== MATERIAL ==

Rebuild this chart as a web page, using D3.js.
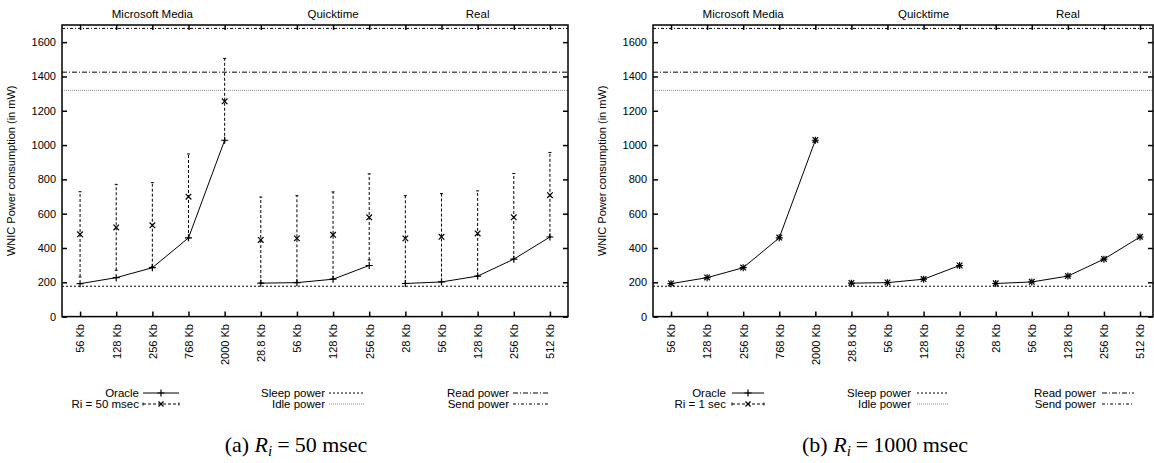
<!DOCTYPE html>
<html>
<head>
<meta charset="utf-8">
<script src="https://cdn.jsdelivr.net/npm/d3@7"></script>
<style>
  body { margin: 0; background: #fff; }
  svg { display: block; }
  text { font-family: "Liberation Sans", Arial, sans-serif; fill: #000; }
</style>
</head>
<body>
<svg width="1154" height="463"></svg>
<script>
// categories on the x axis (stream bit rates), three player groups
let categories = ["56 Kb", "128 Kb", "256 Kb", "768 Kb", "2000 Kb",
  "28.8 Kb", "56 Kb", "128 Kb", "256 Kb",
  "28 Kb", "56 Kb", "128 Kb", "256 Kb", "512 Kb"];
let groupOf = [0, 0, 0, 0, 0, 1, 1, 1, 1, 2, 2, 2, 2, 2];
let groupNames = ["Microsoft Media", "Quicktime", "Real"];
let groupLabelAt = [2, 7, 11];
let yTicks = [0, 200, 400, 600, 800, 1000, 1200, 1400, 1600];

// oracle power (mW)
let oracle = [192, 227, 285, 459, 1028, 195, 198, 218, 298, 193, 202, 236, 335, 464];

// Ri = 50 msec : mean, low and high of error bar
let mean50 = [480, 520, 532, 699, 1255, 447, 456, 477, 579, 456, 465, 485, 579, 708];
let low50 = [231, 270, 291, 458, 1025, 196, 200, 220, 330, 194, 204, 237, 336, 465];
let high50 = [728, 771, 781, 948, 1505, 697, 705, 727, 832, 705, 717, 733, 834, 957];

// Ri = 1 sec
let mean1s = [193, 228, 286, 461, 1030, 196, 199, 219, 298, 194, 203, 237, 336, 465];
let low1s = [190, 225, 283, 457, 1025, 194, 197, 216, 295, 192, 200, 234, 332, 461];
let high1s = [196, 231, 289, 465, 1034, 198, 201, 222, 301, 196, 206, 240, 339, 468];

// reference power levels (mW)
let sleepPower = 177;
let idlePower = 1319;
let readPower = 1425;
let sendPower = 1680;

let lineStyles = {
  sleep: { dash: "2,2", color: "#000" },
  idle: { dash: "1,1", color: "#8a8a8a" },
  read: { dash: "5,2,1,2", color: "#000" },
  send: { dash: "3,2,1,2", color: "#000" }
};

let svg = d3.select("svg");

let drawPlus = function(g, cx, cy, r) {
  g.append("path")
    .attr("d", `M${cx - r},${cy}H${cx + r}M${cx},${cy - r}V${cy + r}`)
    .attr("stroke", "#000").attr("stroke-width", 1.2).attr("fill", "none");
};
let drawCross = function(g, cx, cy, r) {
  g.append("path")
    .attr("d", `M${cx - r},${cy - r}L${cx + r},${cy + r}M${cx - r},${cy + r}L${cx + r},${cy - r}`)
    .attr("stroke", "#000").attr("stroke-width", 1.2).attr("fill", "none");
};

let drawChart = function(opt) {
  let g = svg.append("g");
  let x = d3.scaleLinear().domain(opt.xDomain).range([opt.left, opt.right]);
  let y = d3.scaleLinear().domain([0, 1700]).range([316.6, 25]);
  let idx = d3.range(categories.length);

  // reference power lines
  [["send", sendPower], ["read", readPower], ["idle", idlePower], ["sleep", sleepPower]].forEach(function(p) {
    g.append("line")
      .attr("x1", opt.left).attr("x2", opt.right)
      .attr("y1", y(p[1])).attr("y2", y(p[1]))
      .attr("stroke", lineStyles[p[0]].color)
      .attr("stroke-width", 1)
      .attr("stroke-dasharray", lineStyles[p[0]].dash);
  });

  // error bars for the Ri series
  let bars = g.append("g");
  idx.forEach(function(i) {
    let cx = x(i);
    bars.append("line")
      .attr("x1", cx).attr("x2", cx)
      .attr("y1", y(opt.low[i])).attr("y2", y(opt.high[i]))
      .attr("stroke", "#000").attr("stroke-width", 1)
      .attr("stroke-dasharray", "3,2");
    [opt.low[i], opt.high[i]].forEach(function(v) {
      bars.append("line")
        .attr("x1", cx - 1.5).attr("x2", cx + 1.5)
        .attr("y1", y(v)).attr("y2", y(v))
        .attr("stroke", "#000").attr("stroke-width", 1);
    });
    drawCross(bars, cx, y(opt.mean[i]), 2.8);
  });

  // oracle line, broken between groups
  let line = d3.line()
    .x(function(d) { return x(d); })
    .y(function(d) { return y(oracle[d]); });
  d3.range(groupNames.length).forEach(function(k) {
    let pts = idx.filter(function(i) { return groupOf[i] == k; });
    g.append("path")
      .attr("d", line(pts))
      .attr("fill", "none").attr("stroke", "#000").attr("stroke-width", 1);
  });
  idx.forEach(function(i) { drawPlus(g, x(i), y(oracle[i]), 3.5); });

  // axes
  let left = g.append("g").attr("transform", `translate(${opt.left},0)`)
    .call(d3.axisLeft(y).tickValues(yTicks).tickSize(-5).tickSizeOuter(0).tickPadding(6)
      .tickFormat(d3.format("d")));
  let right = g.append("g").attr("transform", `translate(${opt.right},0)`)
    .call(d3.axisRight(y).tickValues(yTicks).tickSize(-5).tickSizeOuter(0).tickFormat(""));
  let bottom = g.append("g").attr("transform", `translate(0,${y(0)})`)
    .call(d3.axisBottom(x).tickValues(idx).tickSize(-5).tickSizeOuter(0)
      .tickFormat(function(d) { return categories[d]; }));
  let top = g.append("g").attr("transform", `translate(0,${y(1700)})`)
    .call(d3.axisTop(x).tickValues(idx).tickSize(-5).tickSizeOuter(0).tickFormat(""));
  [left, right, bottom, top].forEach(function(a) {
    a.select(".domain").remove();
    a.selectAll(".tick line").attr("stroke", "#000").attr("stroke-width", 1.5);
    a.selectAll("text").attr("font-size", 11).attr("font-family", "Liberation Sans, Arial, sans-serif");
  });
  bottom.selectAll(".tick text")
    .attr("transform", "rotate(-90)")
    .attr("text-anchor", "end")
    .attr("x", -7.5).attr("y", 0).attr("dy", "0.35em");

  // plot border
  g.append("rect")
    .attr("x", opt.left).attr("y", y(1700))
    .attr("width", opt.right - opt.left).attr("height", y(0) - y(1700))
    .attr("fill", "none").attr("stroke", "#000").attr("stroke-width", 1.5);

  // group names on top
  groupNames.forEach(function(name, k) {
    g.append("text")
      .attr("x", x(groupLabelAt[k])).attr("y", 18)
      .attr("text-anchor", "middle").attr("font-size", 11.5)
      .text(name);
  });

  // y label
  g.append("text")
    .attr("transform", `translate(${opt.left - 47},${(y(0) + y(1700)) / 2}) rotate(-90)`)
    .attr("text-anchor", "middle").attr("font-size", 11)
    .text("WNIC Power consumption (in mW)");

  // legend
  let rows = [393, 404];
  let cols = opt.legendCols;
  let sampleW = opt.sampleW;
  let legendItems = [
    [0, 0, "Oracle", "oracle"], [0, 1, opt.seriesName, "ri"],
    [1, 0, "Sleep power", "sleep"], [1, 1, "Idle power", "idle"],
    [2, 0, "Read power", "read"], [2, 1, "Send power", "send"]
  ];
  legendItems.forEach(function(it) {
    let tx = cols[it[0]], ty = rows[it[1]];
    g.append("text")
      .attr("x", tx).attr("y", ty).attr("dy", "0.35em")
      .attr("text-anchor", "end").attr("font-size", 11.5)
      .text(it[2]);
    let sx0 = tx + opt.sampleGap, sx1 = sx0 + sampleW;
    if (it[3] == "oracle") {
      g.append("line").attr("x1", sx0).attr("x2", sx1).attr("y1", ty).attr("y2", ty)
        .attr("stroke", "#000").attr("stroke-width", 1);
      drawPlus(g, (sx0 + sx1) / 2, ty, 3.5);
    } else if (it[3] == "ri") {
      g.append("line").attr("x1", sx0).attr("x2", sx1).attr("y1", ty).attr("y2", ty)
        .attr("stroke", "#000").attr("stroke-width", 1).attr("stroke-dasharray", "3,2");
      [sx0, sx1].forEach(function(ex) {
        g.append("line").attr("x1", ex).attr("x2", ex).attr("y1", ty - 1.5).attr("y2", ty + 1.5)
          .attr("stroke", "#000").attr("stroke-width", 1);
      });
      drawCross(g, (sx0 + sx1) / 2, ty, 2.5);
    } else {
      g.append("line").attr("x1", sx0).attr("x2", sx1).attr("y1", ty).attr("y2", ty)
        .attr("stroke", lineStyles[it[3]].color).attr("stroke-width", 1)
        .attr("stroke-dasharray", lineStyles[it[3]].dash);
    }
  });

  // caption
  let cap = g.append("text")
    .attr("x", opt.captionX).attr("y", 452)
    .attr("text-anchor", "middle")
    .style("font-family", "Liberation Serif, Times New Roman, serif")
    .attr("font-size", 22);
  cap.append("tspan").text(opt.captionTag + " ");
  cap.append("tspan").attr("font-style", "italic").text("R");
  cap.append("tspan").attr("font-style", "italic").attr("font-size", 15).attr("dy", 4).text("i");
  cap.append("tspan").attr("dy", -4).attr("dx", 5).text("=");
  cap.append("tspan").attr("dx", 5).text(opt.captionValue);
};

drawChart({
  left: 62, right: 568, xDomain: [-0.5, 13.5],
  mean: mean50, low: low50, high: high50,
  seriesName: "Ri = 50 msec",
  legendCols: [139, 325, 509], sampleGap: 4, sampleW: 36,
  captionX: 296, captionTag: "(a)", captionValue: "50 msec"
});

drawChart({
  left: 653, right: 1153, xDomain: [-0.5, 13.36],
  mean: mean1s, low: low1s, high: high1s,
  seriesName: "Ri = 1 sec",
  legendCols: [726, 911, 1096], sampleGap: 6, sampleW: 32,
  captionX: 885, captionTag: "(b)", captionValue: "1000 msec"
});
</script>
</body>
</html>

===

PROBLEM TO SOLVE:
Starting at the first line of the material, output exactly the lines up to and including the one with "236, 335, 464];". Do not include the pictures.

EXERCISE ANSWER:
Rebuild this chart as a web page, using D3.js.
<!DOCTYPE html>
<html>
<head>
<meta charset="utf-8">
<script src="https://cdn.jsdelivr.net/npm/d3@7"></script>
<style>
  body { margin: 0; background: #fff; }
  svg { display: block; }
  text { font-family: "Liberation Sans", Arial, sans-serif; fill: #000; }
</style>
</head>
<body>
<svg width="1154" height="463"></svg>
<script>
// categories on the x axis (stream bit rates), three player groups
let categories = ["56 Kb", "128 Kb", "256 Kb", "768 Kb", "2000 Kb",
  "28.8 Kb", "56 Kb", "128 Kb", "256 Kb",
  "28 Kb", "56 Kb", "128 Kb", "256 Kb", "512 Kb"];
let groupOf = [0, 0, 0, 0, 0, 1, 1, 1, 1, 2, 2, 2, 2, 2];
let groupNames = ["Microsoft Media", "Quicktime", "Real"];
let groupLabelAt = [2, 7, 11];
let yTicks = [0, 200, 400, 600, 800, 1000, 1200, 1400, 1600];

// oracle power (mW)
let oracle = [192, 227, 285, 459, 1028, 195, 198, 218, 298, 193, 202, 236, 335, 464];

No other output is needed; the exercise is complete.